Ah, yes. Whenever we start poking around in the past, we just don’t know what we might find. Thanks for sharing your story!
Wow, this so takes me back to my childhood and all my relatives still in the Ozarks. I joined Ancestry a number of years ago, leading me to facts, pictures, and stories I never would have known.
We come from similar places, Debbie. Sometimes we find the facts and sometimes they find us.
Lee, this is absolutely beautiful, and something I’ve been thinking about lately. Thanks for this, and I especially love this Dorothy Allison quote.
Thanks, Nancy! Wishing you all the best with your future work.
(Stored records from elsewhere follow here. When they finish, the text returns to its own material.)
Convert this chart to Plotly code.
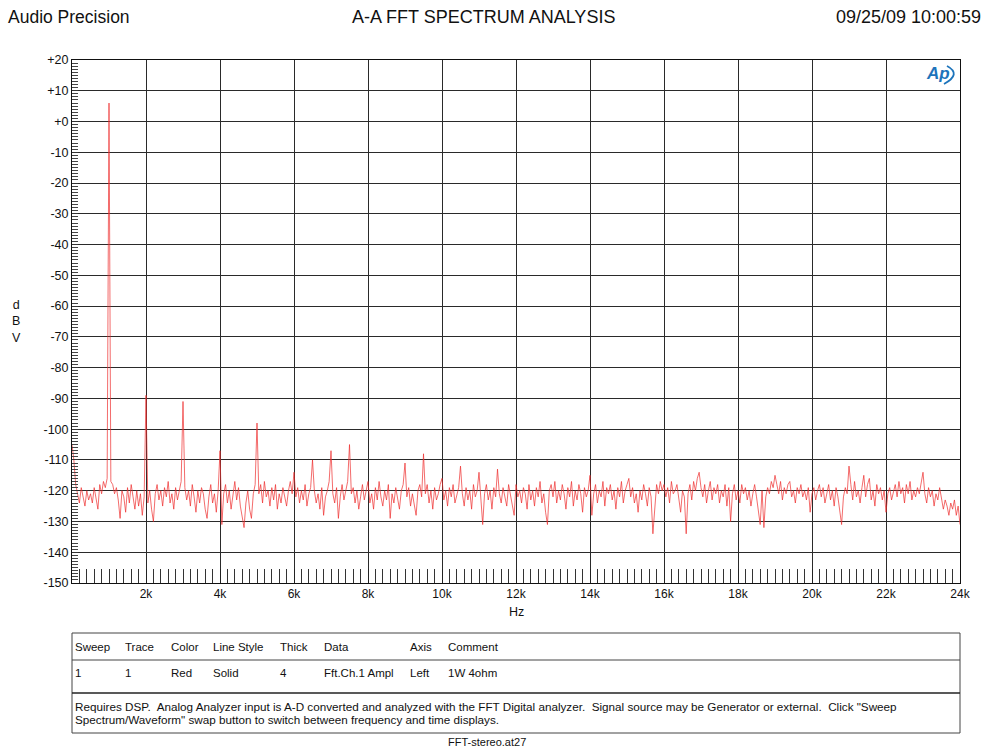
import plotly.graph_objects as go

# ---------------- data ----------------
BIN_HZ = 50  # FFT display bin spacing
level_dbv = [
    # 0 - 950 Hz
    -105, -110, -118, -121, -124, -119, -122, -125, -120, -123, -121, -124, -119, -122, -126, -118, -121, -117, -119, -116,
    # 1k
    6, -117, -118, -121, -119, -123, -129, -120, -122, -127, -119, -124, -118, -122, -126, -120, -125, -121, -128, -122,
    # 2k
    -89, -124, -120, -126, -130, -121, -118, -123, -120, -125, -119, -122, -117, -124, -121, -126, -119, -123, -120, -117,
    # 3k
    -91, -119, -123, -120, -125, -118, -122, -127, -120, -124, -119, -121, -126, -129, -122, -118, -124, -121, -127, -120,
    # 4k
    -107, -131, -121, -118, -124, -120, -126, -122, -117, -123, -119, -125, -128, -132, -124, -120, -126, -129, -121, -118,
    # 5k
    -98, -121, -118, -124, -117, -122, -120, -125, -119, -123, -118, -126, -121, -124, -119, -122, -125, -120, -117, -121,
    # 6k
    -114, -122, -119, -124, -120, -123, -118, -125, -121, -119, -110, -120, -124, -121, -126, -119, -128, -122, -120, -117,
    # 7k
    -107, -121, -124, -119, -129, -122, -118, -123, -120, -117, -105, -121, -119, -124, -120, -126, -122, -118, -123, -120,
    # 8k
    -117, -124, -121, -126, -119, -123, -117, -122, -125, -120, -123, -118, -129, -121, -124, -119, -122, -126, -120, -118,
    # 9k
    -111, -122, -119, -125, -121, -124, -128, -120, -118, -122, -108, -121, -118, -124, -120, -126, -119, -123, -121, -118,
    # 10k
    -116, -123, -120, -125, -119, -122, -118, -124, -121, -119, -112, -121, -125, -119, -123, -120, -126, -118, -122, -120,
    # 11k
    -114, -124, -131, -121, -118, -123, -120, -126, -119, -122, -113, -121, -124, -119, -122, -125, -118, -121, -124, -128,
    # 12k
    -118, -122, -120, -124, -119, -121, -126, -118, -123, -120, -125, -119, -122, -117, -124, -121, -127, -131, -120, -118,
    # 13k
    -122, -117, -124, -120, -123, -118, -121, -126, -119, -122, -117, -125, -120, -123, -118, -121, -127, -119, -122, -120,
    # 14k
    -115, -128, -121, -118, -124, -120, -122, -117, -125, -119, -121, -118, -123, -120, -126, -119, -122, -117, -124, -120,
    # 15k
    -118, -116, -122, -119, -124, -121, -127, -120, -123, -118, -121, -125, -119, -122, -134, -124, -118, -121, -117, -120,
    # 16k
    -118, -122, -119, -124, -117, -121, -120, -118, -123, -127, -120, -122, -134, -121, -118, -123, -117, -120, -116, -114,
    # 17k
    -119, -122, -118, -124, -120, -117, -123, -119, -121, -118, -124, -120, -122, -118, -125, -119, -130, -121, -118, -123,
    # 18k
    -120, -124, -118, -121, -119, -123, -120, -125, -121, -118, -122, -126, -131, -120, -132, -122, -119, -121, -117, -119,
    # 19k
    -115, -118, -121, -117, -123, -119, -121, -118, -117, -122, -120, -124, -119, -121, -118, -122, -120, -123, -119, -127,
    # 20k
    -121, -119, -123, -120, -118, -122, -119, -124, -121, -118, -123, -120, -125, -119, -122, -126, -131, -122, -119, -121,
    # 21k
    -112, -118, -123, -117, -122, -120, -124, -119, -115, -122, -118, -116, -123, -120, -125, -118, -121, -119, -123, -120,
    # 22k
    -127, -121, -119, -123, -120, -118, -122, -117, -121, -119, -124, -118, -121, -117, -123, -120, -122, -119, -121, -118,
    # 23k
    -114, -121, -124, -119, -122, -120, -125, -121, -123, -119, -122, -126, -123, -125, -128, -124, -126, -123, -128, -125,
    # 24k
    -131,
]
freq_hz = [i * BIN_HZ for i in range(len(level_dbv))]

x_tick_hz = [2000, 4000, 6000, 8000, 10000, 12000, 14000, 16000, 18000, 20000, 22000, 24000]
x_tick_text = ["2k", "4k", "6k", "8k", "10k", "12k", "14k", "16k", "18k", "20k", "22k", "24k"]
y_tick_db = [20, 10, 0, -10, -20, -30, -40, -50, -60, -70, -80, -90, -100, -110, -120, -130, -140, -150]
y_tick_text = ["+20", "+10", "+0", "-10", "-20", "-30", "-40", "-50", "-60", "-70", "-80", "-90",
               "-100", "-110", "-120", "-130", "-140", "-150"]

table_header = ["Sweep", "Trace", "Color", "Line Style", "Thick", "Data", "Axis", "Comment"]
table_row = ["1", "1", "Red", "Solid", "4", "Fft.Ch.1 Ampl", "Left", "1W 4ohm"]
note_lines = [
    "Requires DSP.  Analog Analyzer input is A-D converted and analyzed with the FFT Digital analyzer.  Signal source may be Generator or external.  Click \"Sweep",
    "Spectrum/Waveform\" swap button to switch between frequency and time displays.",
]

# ---------------- layout helpers ----------------
W, H = 982, 749
L, R, T, B = 72, 960, 60, 583
FONT = "Liberation Sans, Arial, Helvetica, sans-serif"


def px(xp):
    return (xp - L) / (R - L)


def py(yp):
    return (B - yp) / (B - T)


fig = go.Figure()
fig.add_trace(go.Scatter(
    x=freq_hz, y=level_dbv, mode="lines",
    line=dict(color="rgba(238,45,45,0.78)", width=0.9),
    hoverinfo="skip", showlegend=False,
))

grid_col = "#2a2a2a"
fig.update_layout(
    width=W, height=H,
    margin=dict(l=L, r=W - R, t=T, b=H - B),
    paper_bgcolor="white", plot_bgcolor="white",
    font=dict(family=FONT, color="#111", size=12),
    showlegend=False,
    xaxis=dict(
        range=[0, 24000], tickmode="array", tickvals=x_tick_hz, ticktext=x_tick_text,
        showgrid=True, gridcolor=grid_col, gridwidth=1,
        showline=True, linecolor="#111", linewidth=1, mirror=True,
        ticks="inside", ticklen=14, tickcolor="#222",
        tickfont=dict(size=12, family=FONT, color="#111"),
        zeroline=False, fixedrange=True,
        minor=dict(tickmode="linear", tick0=0, dtick=200, ticks="inside", ticklen=14,
                   tickcolor="#333", tickwidth=1, showgrid=False),
    ),
    yaxis=dict(
        range=[-150, 20], tickmode="array", tickvals=y_tick_db, ticktext=y_tick_text,
        showgrid=True, gridcolor=grid_col, gridwidth=1,
        showline=True, linecolor="#111", linewidth=1, mirror=True,
        ticks="inside", ticklen=6, tickcolor="#333",
        tickfont=dict(size=12.5, family=FONT, color="#111"),
        zeroline=False, fixedrange=True,
        minor=dict(tickmode="linear", tick0=0, dtick=1, ticks="inside", ticklen=6,
                   tickcolor="#444", tickwidth=1, showgrid=False),
    ),
)

ann = []


def add_text(text, xp, yp, size=11, xanchor="left", yanchor="middle", color="#111"):
    ann.append(dict(text=text, x=px(xp), y=py(yp), xref="paper", yref="paper",
                    xanchor=xanchor, yanchor=yanchor, showarrow=False,
                    font=dict(family=FONT, size=size, color=color)))


# header
add_text("Audio Precision", 6, 17, size=17.5)
add_text("A-A FFT SPECTRUM ANALYSIS", 483, 17, size=18, xanchor="center")
add_text("09/25/09 10:00:59", 834, 17, size=18)
# axis labels
ann.append(dict(text="d<br>B<br>V", x=px(16), y=py(321), xref="paper", yref="paper",
                xanchor="center", yanchor="middle", showarrow=False,
                font=dict(family=FONT, size=12.5, color="#111")))
add_text("Hz", 516, 612, size=12.5, xanchor="center")

# AP logo
ann.append(dict(text="<b><i>Ap</i></b>", x=px(938), y=py(74), xref="paper", yref="paper",
                xanchor="center", yanchor="middle", showarrow=False,
                font=dict(family=FONT, size=17, color="#1d74bb")))

# table
col_x = [73, 123, 169, 211, 278, 322, 408, 446]
for cx, h in zip(col_x, table_header):
    add_text(h, cx, 647, size=11.5)
for cx, v in zip(col_x, table_row):
    add_text(v, cx, 673, size=11.5)
add_text(note_lines[0], 73, 706, size=11.7)
add_text(note_lines[1], 73, 719, size=11.7)
add_text("FFT-stereo.at27", 487, 742, size=11, xanchor="center")

fig.update_layout(annotations=ann)

shapes = [
    dict(type="rect", xref="paper", yref="paper", x0=px(72), x1=px(960), y0=py(733), y1=py(633),
         line=dict(color="#444", width=1), layer="above"),
    dict(type="line", xref="paper", yref="paper", x0=px(72), x1=px(960), y0=py(660), y1=py(660),
         line=dict(color="#444", width=1)),
    dict(type="line", xref="paper", yref="paper", x0=px(72), x1=px(960), y0=py(693), y1=py(693),
         line=dict(color="#222", width=1.6)),
    dict(type="path", xref="paper", yref="paper",
         path=f"M {px(947)},{py(66)} Q {px(962)},{py(74)} {px(944)},{py(84)}",
         line=dict(color="#1d74bb", width=1.8)),
]
fig.update_layout(shapes=shapes)

fig.write_html("out.html")
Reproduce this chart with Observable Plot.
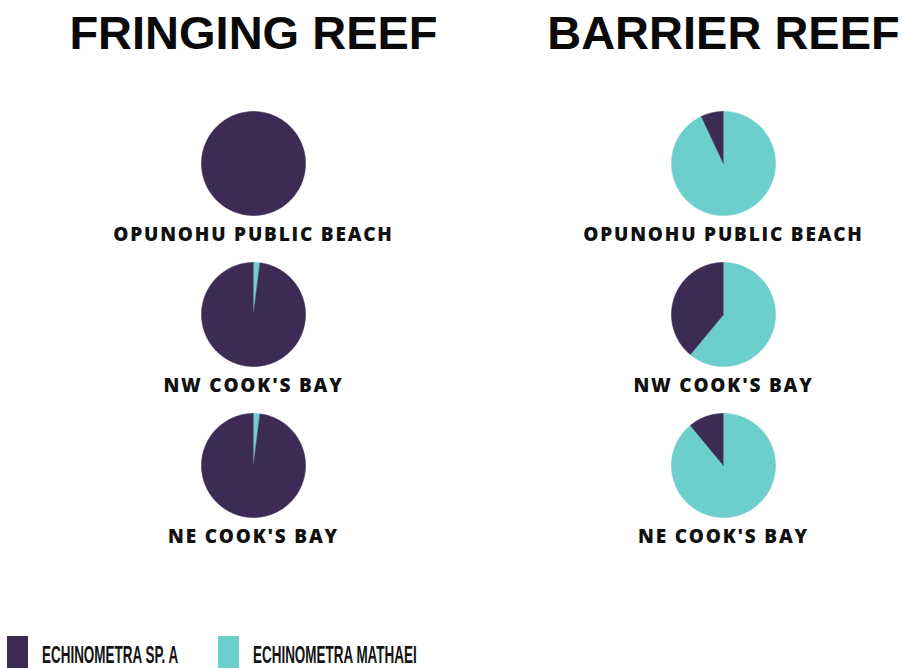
<!DOCTYPE html>
<html>
<head>
<meta charset="utf-8">
<script src="https://cdn.jsdelivr.net/npm/d3@7"></script>
<script src="https://cdn.jsdelivr.net/npm/@observablehq/plot@0.6"></script>
<style>
  html, body { margin: 0; padding: 0; background: #fff; overflow: hidden; }
  #chart { width: 903px; height: 668px; position: relative; }
  .lg-swatches { margin: 36px 0 0 7px !important; min-height: 0 !important; flex-wrap: nowrap !important; }
  .lg-swatch { margin-right: 0 !important; white-space: nowrap; }
  .lg-swatch > svg { margin-right: 14px !important; flex: none; }
  .lg-swatches, .lg-swatch { font-family: "Liberation Sans", Arial, sans-serif; font-weight: bold; font-size: 23px; color: #151515; }
  .lg-text { display: inline-block; transform: scaleX(0.585); transform-origin: 0 50%; position: relative; top: 2px; }
  g[font-size="19"] text { letter-spacing: 1.8px; }
</style>
</head>
<body>
<div id="chart"></div>
<script>
// ---- data ----
const reefs = ["FRINGING REEF", "BARRIER REEF"];
const sites = ["OPUNOHU PUBLIC BEACH", "NW COOK'S BAY", "NE COOK'S BAY"];
const species = ["ECHINOMETRA SP. A", "ECHINOMETRA MATHAEI"];
// percentage of Echinometra sp. A at each site (rest = E. mathaei)
const fringingSpA = [100, 98, 98];
const barrierSpA = [7, 39, 11];

const speciesColors = ["#3c2b55", "#6dcfcb"];

// ---- build pie wedge outlines (clockwise from 12 o'clock: mathaei, then sp. A) ----
const shares = [];
reefs.forEach((reef, ri) => {
  const spA = ri === 0 ? fringingSpA : barrierSpA;
  sites.forEach((site, si) => {
    shares.push({reef, site, species: species[1], value: 100 - spA[si]});
    shares.push({reef, site, species: species[0], value: spA[si]});
  });
});

const wedgePoints = [];
d3.groups(shares, d => d.reef, d => d.site).forEach(([reef, bySite]) => {
  bySite.forEach(([site, rows]) => {
    const arcs = d3.pie().sort(null).value(d => d.value)(rows);
    arcs.forEach((a, i) => {
      if (a.endAngle - a.startAngle <= 0) return;
      const id = `${reef}|${site}|${i}`;
      const full = a.endAngle - a.startAngle >= 2 * Math.PI - 1e-9;
      if (!full) wedgePoints.push({id, reef, site, species: a.data.species, x: 0, y: 0});
      const n = Math.max(2, Math.ceil((a.endAngle - a.startAngle) / (Math.PI / 180)));
      for (let k = 0; k <= n; ++k) {
        const t = a.startAngle + (a.endAngle - a.startAngle) * k / n;
        wedgePoints.push({id, reef, site, species: a.data.species, x: Math.sin(t), y: Math.cos(t)});
      }
    });
  });
});

const labelRows = reefs.flatMap(reef => sites.map(site => ({reef, site})));
const titleRows = reefs.map(reef => ({reef, site: sites[0]}));

const plot = Plot.plot({
  width: 903,
  height: 600,
  marginLeft: 188,
  marginRight: 115,
  marginTop: 98,
  marginBottom: 70,
  fx: {domain: reefs, axis: null, paddingInner: 1 - 130 / 470, paddingOuter: 0, round: false},
  fy: {domain: sites, axis: null, paddingInner: 1 - 130 / 151, paddingOuter: 0, round: false},
  x: {domain: [-1.25, 1.25], axis: null},
  y: {domain: [-1.25, 1.25], axis: null},
  color: {domain: species, range: speciesColors},
  marks: [
    Plot.line(wedgePoints, {
      x: "x", y: "y", z: "id", fx: "reef", fy: "site",
      fill: "species", stroke: "species", strokeWidth: 0.6, curve: "linear"
    }),
    Plot.text(labelRows, {
      fx: "reef", fy: "site", text: "site", frameAnchor: "bottom", dy: 6,
      lineAnchor: "middle", fontSize: 19, fontWeight: 800,
      fontFamily: "'Open Sans', sans-serif", fill: "#111"
    }),
    Plot.text(titleRows, {
      fx: "reef", fy: "site", text: "reef", frameAnchor: "top", dy: -65,
      lineAnchor: "middle", fontSize: 47, fontWeight: "bold",
      fontFamily: "'Liberation Sans', Arial, sans-serif", fill: "#0a0a0a"
    })
  ]
});

const legend = Plot.legend({
  color: {type: "ordinal", domain: species, range: speciesColors},
  legend: "swatches",
  swatchWidth: 21,
  swatchHeight: 34,
  className: "lg"
});

// wrap each legend label so it can be drawn condensed, as in the reference
const swatches = legend.querySelectorAll(".lg-swatch");
swatches.forEach(sw => {
  sw.childNodes.forEach(node => {
    if (node.nodeType === 3 && node.textContent.trim()) {
      const span = document.createElement("span");
      span.className = "lg-text";
      span.textContent = node.textContent;
      sw.replaceChild(span, node);
    }
  });
});
if (swatches.length) {
  Object.assign(swatches[0].style, {flex: "0 0 211px", width: "211px", minWidth: "0", overflow: "visible"});
}

const chart = document.getElementById("chart");
chart.appendChild(plot);
chart.appendChild(legend);
</script>
</body>
</html>
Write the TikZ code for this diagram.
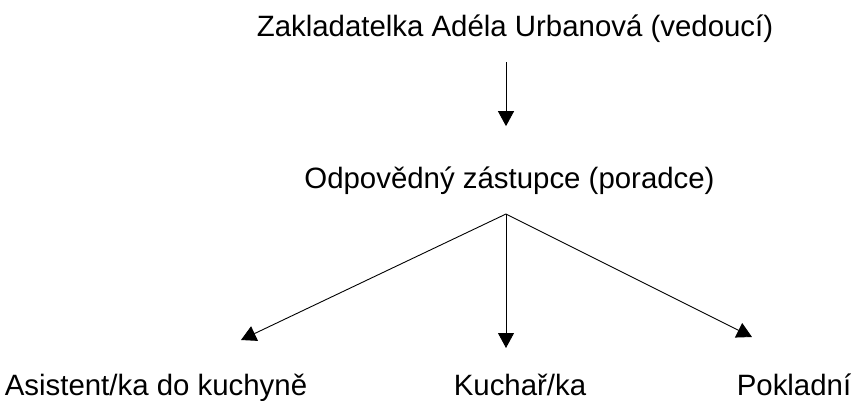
\documentclass[tikz,border=0pt]{standalone}
\usepackage{fontspec}
\setmainfont{Liberation Sans}
\usetikzlibrary{arrows.meta}
\tikzset{
  orgname/.style={anchor=base, inner sep=0pt, font=\fontsize{29.4}{34}\selectfont},
  orglink/.style={line width=0.9pt, -{Triangle[length=15pt,width=16pt]}}
}

\begin{document}
\begin{tikzpicture}[x=1pt,y=-1pt]
\useasboundingbox (0,0) rectangle (854,400);
\node[orgname] (head) at (515,36) {Zakladatelka Adéla Urbanová (vedoucí)};
\node[orgname] (deputy) at (509.5,188) {Odpovědný zástupce (poradce)};
\node[orgname] (assist) at (156,395) {Asistent/ka do kuchyně};
\node[orgname] (cook) at (520,395) {Kuchař/ka};
\node[orgname] (cash) at (794,395) {Pokladní};
\coordinate (fan) at (506,214);
\coordinate (assistTip) at (241,340);
\coordinate (cookTip) at (506,348);
\coordinate (cashTip) at (752,337);
\draw[orglink, shorten <=20pt, shorten >=40pt] (head.south -| fan) -- (deputy.north -| fan);
\draw[orglink] (fan) -- (assistTip);
\draw[orglink] (fan) -- (cookTip);
\draw[orglink] (fan) -- (cashTip);
\end{tikzpicture}
\end{document}
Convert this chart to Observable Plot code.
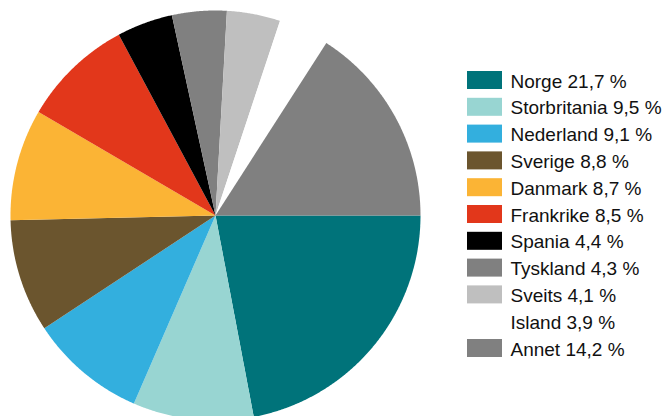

This piece resonated so strongly for me. I’ve based many of my characters on members of my family, many of whom are gone now. I used to tell people that it would be impossible for me to create characters as fascinating and crazy as the people I grew up with. So why not use them? Of course, I realized along the way that I was searching for a way to understand them, these people who had shaped the person I became, to decipher what often seemed like senseless or cruel or self-defeating behavior. But they were joyful too, and generous in ways I didn’t recognize as a girl. I would place them in fictional situations and imagine how they’d behave. Of course, it taught me more about myself than about them, but the work of trying to understand them on the page triggered compassion that I’m not sure would have come on its own. Thank you for writing about this, Lee. Very powerful. ~MA
I love what you say about the work on the page triggering compassion that you’re not sure you’d come to on you own. Exactly! Such is the power of storytelling.